Commentary for Avodah Zarah 15:10

ת"ר יום שנברא בו אדם הראשון כיון ששקעה עליו חמה אמר אוי לי שבשביל שסרחתי עולם חשוך בעדי ויחזור עולם לתוהו ובוהו וזו היא מיתה שנקנסה עלי מן השמים היה יושב בתענית ובוכה כל הלילה וחוה בוכה כנגדו כיון שעלה עמוד השחר אמר מנהגו של עולם הוא עמד והקריב שור שקרניו קודמין לפרסותיו שנאמר (תהלים סט, לב) ותיטב לה' משור פר מקרין מפריס

Our rabbis taught: On the day that the world was created, the first Adam, when he saw the setting of the sun he said, “Woe is me, it is because I have sinned that the world around me is becoming dark; the universe will now become again void and without form. This then is the death to which I have been sentenced from Heaven!” So he sat up all night fasting and weeping and Eve was weeping opposite him. When however dawn broke, he said, “This is the way of the world!” He then arose and offered up a bull whose horns were developed before its hooves, as it is said, “And it [my thanksgiving] shall please the Lord better than a bull that is horned and has hooves” (Psalms 69:32).

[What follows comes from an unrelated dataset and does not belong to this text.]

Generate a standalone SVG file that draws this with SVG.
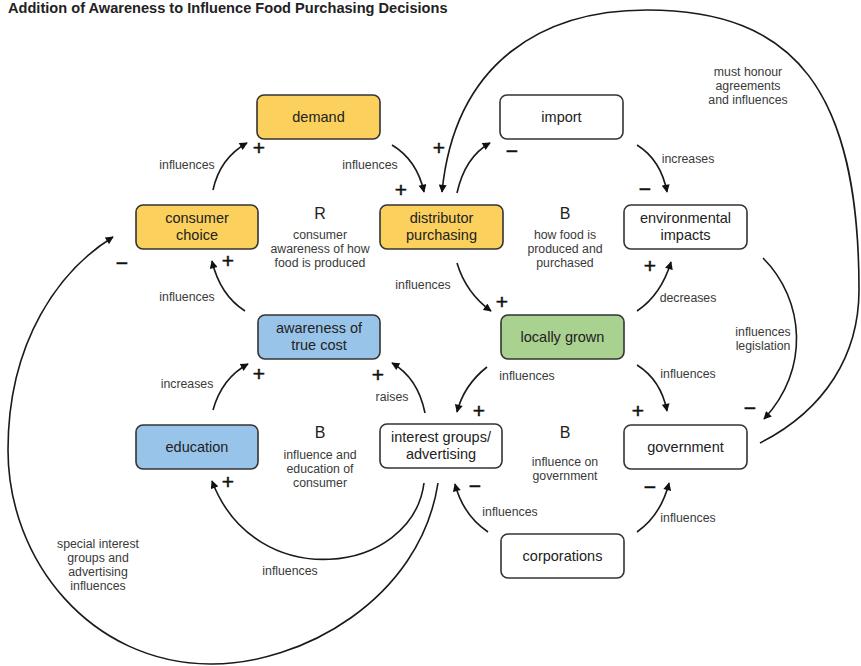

Daf Shevui to Avodah Zarah

Poor Adam, always getting afraid of the dark! This story seems to explain a curious verse from Psalms. Why would the verse say “a bull that has horns and hooves”? Don’t most bulls have them? Is there any reason to note that the bull has these features? The midrash reads this as a bull whose horns were created before its hooves. Now there can only have been one such bull in all of history—the first bull. And who else could have sacrificed the first bull—Adam. So Adam must be saying this verse. And why would Adam offer thanksgiving—because the sun went away and the came back again. It’s actually quite a remarkable piece of exegetical thinking.